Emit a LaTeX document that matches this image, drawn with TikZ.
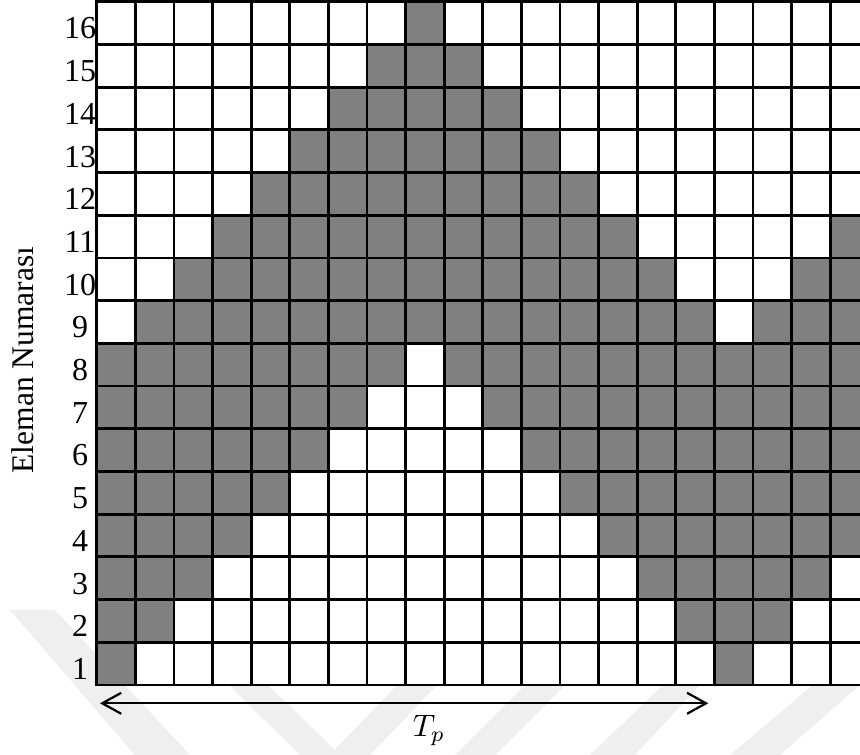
\documentclass[tikz,border=0pt]{standalone}
\usepackage{fontspec}
\setmainfont{Liberation Serif}
\usetikzlibrary{arrows.meta}
\definecolor{cellgray}{HTML}{808080}
\definecolor{wmgray}{HTML}{EFEFEF}
\begin{document}
\begin{tikzpicture}[x=1pt,y=1pt,
  gridline/.style={line width=2.8pt, line cap=rect},
  cellbox/.style={fill=cellgray},
  wmband/.style={fill=wmgray},
  rowlabel/.style={anchor=base, inner sep=0pt, font=\fontsize{32}{32}\selectfont},
  axislabel/.style={rotate=90, anchor=base, inner sep=0pt, font=\fontsize{31.5}{31.5}\selectfont},
  periodarrow/.style={line width=2.2pt, {Straight Barb[length=19pt,width=21pt]}-{Straight Barb[length=19pt,width=21pt]}}]
\useasboundingbox (0,0) rectangle (860,755);
\clip (0,0) rectangle (860,755);
\fill[white] (0,0) rectangle (860,755);
% faint watermark bands
\fill[wmband] (10,145) -- (55,145) -- (190,0) -- (135,0) -- cycle;
\fill[wmband] (229,70) -- (268,70) -- (340,0) -- (300,0) -- cycle;
\fill[wmband] (330,0) -- (370,0) -- (437,70) -- (397,70) -- cycle;
\fill[wmband] (455,0) -- (495,0) -- (565,70) -- (525,70) -- cycle;
\fill[wmband] (590,0) -- (635,0) -- (700,70) -- (663,70) -- cycle;
\fill[wmband] (730,0) -- (780,0) -- (860,70) -- (813,70) -- cycle;
% grid background
\fill[white] (96.7,70) rectangle (868.7,753.3);
% shaded cells: row/first column/last column
\foreach \r/\a/\b in {1/1/1, 1/17/17,
                      2/1/2, 2/16/18,
                      3/1/3, 3/15/19,
                      4/1/4, 4/14/20,
                      5/1/5, 5/13/20,
                      6/1/6, 6/12/20,
                      7/1/7, 7/11/20,
                      8/1/8, 8/10/20,
                      9/2/16, 9/18/20,
                      10/3/15, 10/19/20,
                      11/4/14, 11/20/20,
                      12/5/13, 13/6/12, 14/7/11, 15/8/10, 16/9/9}
  \fill[cellbox] ({96.7+38.6*(\a-1)},{70+42.7*(\r-1)}) rectangle ({96.7+38.6*\b},{70+42.7*\r});
% grid lines
\foreach \k in {0,...,16}
  \draw[gridline] (96.7,{70+42.7*\k}) -- (868.7,{70+42.7*\k});
\foreach \k in {0,...,20}
  \draw[gridline] ({96.7+38.6*\k},70) -- ({96.7+38.6*\k},753.2);
% row labels
\foreach \r in {1,...,16}
  \node[rowlabel] (l\r) at (80,{70+42.7*(\r-1)+5.5}) {\r};
% axis label
\node[axislabel] (ylab) at (33,395) {Eleman Numarası};
% period arrow
\coordinate (aL) at (100,51.7);
\coordinate (aR) at (708.3,51.7);
\draw[periodarrow] (aL) -- (aR);
\node[anchor=base, inner sep=0pt, scale=3.1] (tp) at (429,18) {$T_p$};
\end{tikzpicture}
\end{document}
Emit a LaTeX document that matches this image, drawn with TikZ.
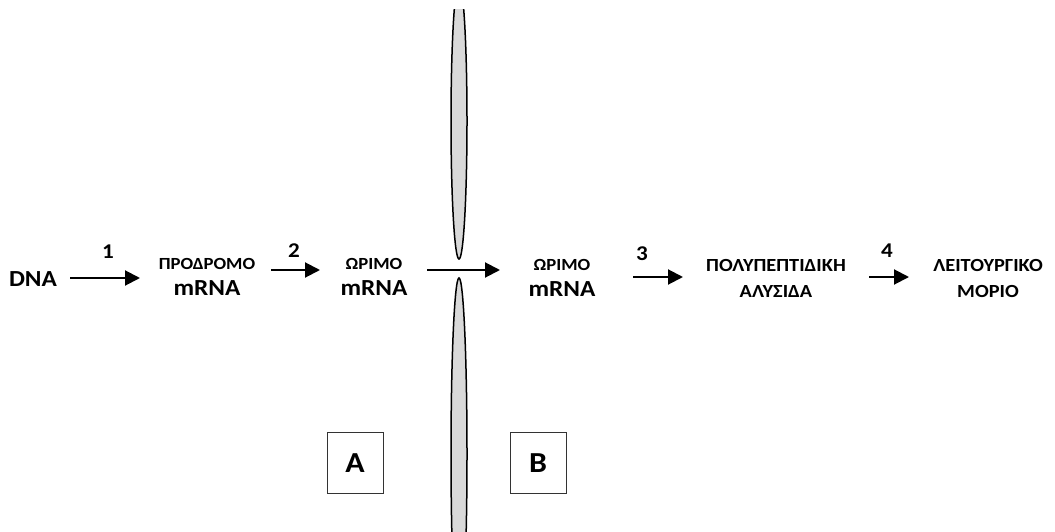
---+---
Problem -
Skip the pictures, then retype every line above exactly.

Full answer -
Emit a LaTeX document that matches this image, drawn with TikZ.
\documentclass[tikz,border=0pt]{standalone}
\usepackage{fontspec}
\setmainfont{Liberation Serif}
\usetikzlibrary{arrows.meta}
\definecolor{cellgray}{HTML}{808080}
\definecolor{wmgray}{HTML}{EFEFEF}
\begin{document}
\begin{tikzpicture}[x=1pt,y=1pt,
  gridline/.style={line width=2.8pt, line cap=rect},
  cellbox/.style={fill=cellgray},
  wmband/.style={fill=wmgray},
  rowlabel/.style={anchor=base, inner sep=0pt, font=\fontsize{32}{32}\selectfont},
  axislabel/.style={rotate=90, anchor=base, inner sep=0pt, font=\fontsize{31.5}{31.5}\selectfont},
  periodarrow/.style={line width=2.2pt, {Straight Barb[length=19pt,width=21pt]}-{Straight Barb[length=19pt,width=21pt]}}]
\useasboundingbox (0,0) rectangle (860,755);
\clip (0,0) rectangle (860,755);
\fill[white] (0,0) rectangle (860,755);
% faint watermark bands
\fill[wmband] (10,145) -- (55,145) -- (190,0) -- (135,0) -- cycle;
\fill[wmband] (229,70) -- (268,70) -- (340,0) -- (300,0) -- cycle;
\fill[wmband] (330,0) -- (370,0) -- (437,70) -- (397,70) -- cycle;
\fill[wmband] (455,0) -- (495,0) -- (565,70) -- (525,70) -- cycle;
\fill[wmband] (590,0) -- (635,0) -- (700,70) -- (663,70) -- cycle;
\fill[wmband] (730,0) -- (780,0) -- (860,70) -- (813,70) -- cycle;
% grid background
\fill[white] (96.7,70) rectangle (868.7,753.3);
% shaded cells: row/first column/last column
\foreach \r/\a/\b in {1/1/1, 1/17/17,
                      2/1/2, 2/16/18,
                      3/1/3, 3/15/19,
                      4/1/4, 4/14/20,
                      5/1/5, 5/13/20,
                      6/1/6, 6/12/20,
                      7/1/7, 7/11/20,
                      8/1/8, 8/10/20,
                      9/2/16, 9/18/20,
                      10/3/15, 10/19/20,
                      11/4/14, 11/20/20,
                      12/5/13, 13/6/12, 14/7/11, 15/8/10, 16/9/9}
  \fill[cellbox] ({96.7+38.6*(\a-1)},{70+42.7*(\r-1)}) rectangle ({96.7+38.6*\b},{70+42.7*\r});
% grid lines
\foreach \k in {0,...,16}
  \draw[gridline] (96.7,{70+42.7*\k}) -- (868.7,{70+42.7*\k});
\foreach \k in {0,...,20}
  \draw[gridline] ({96.7+38.6*\k},70) -- ({96.7+38.6*\k},753.2);
% row labels
\foreach \r in {1,...,16}
  \node[rowlabel] (l\r) at (80,{70+42.7*(\r-1)+5.5}) {\r};
% axis label
\node[axislabel] (ylab) at (33,395) {Eleman Numarası};
% period arrow
\coordinate (aL) at (100,51.7);
\coordinate (aR) at (708.3,51.7);
\draw[periodarrow] (aL) -- (aR);
\node[anchor=base, inner sep=0pt, scale=3.1] (tp) at (429,18) {$T_p$};
\end{tikzpicture}
\end{document}
Emit a LaTeX document that matches this image, drawn with TikZ.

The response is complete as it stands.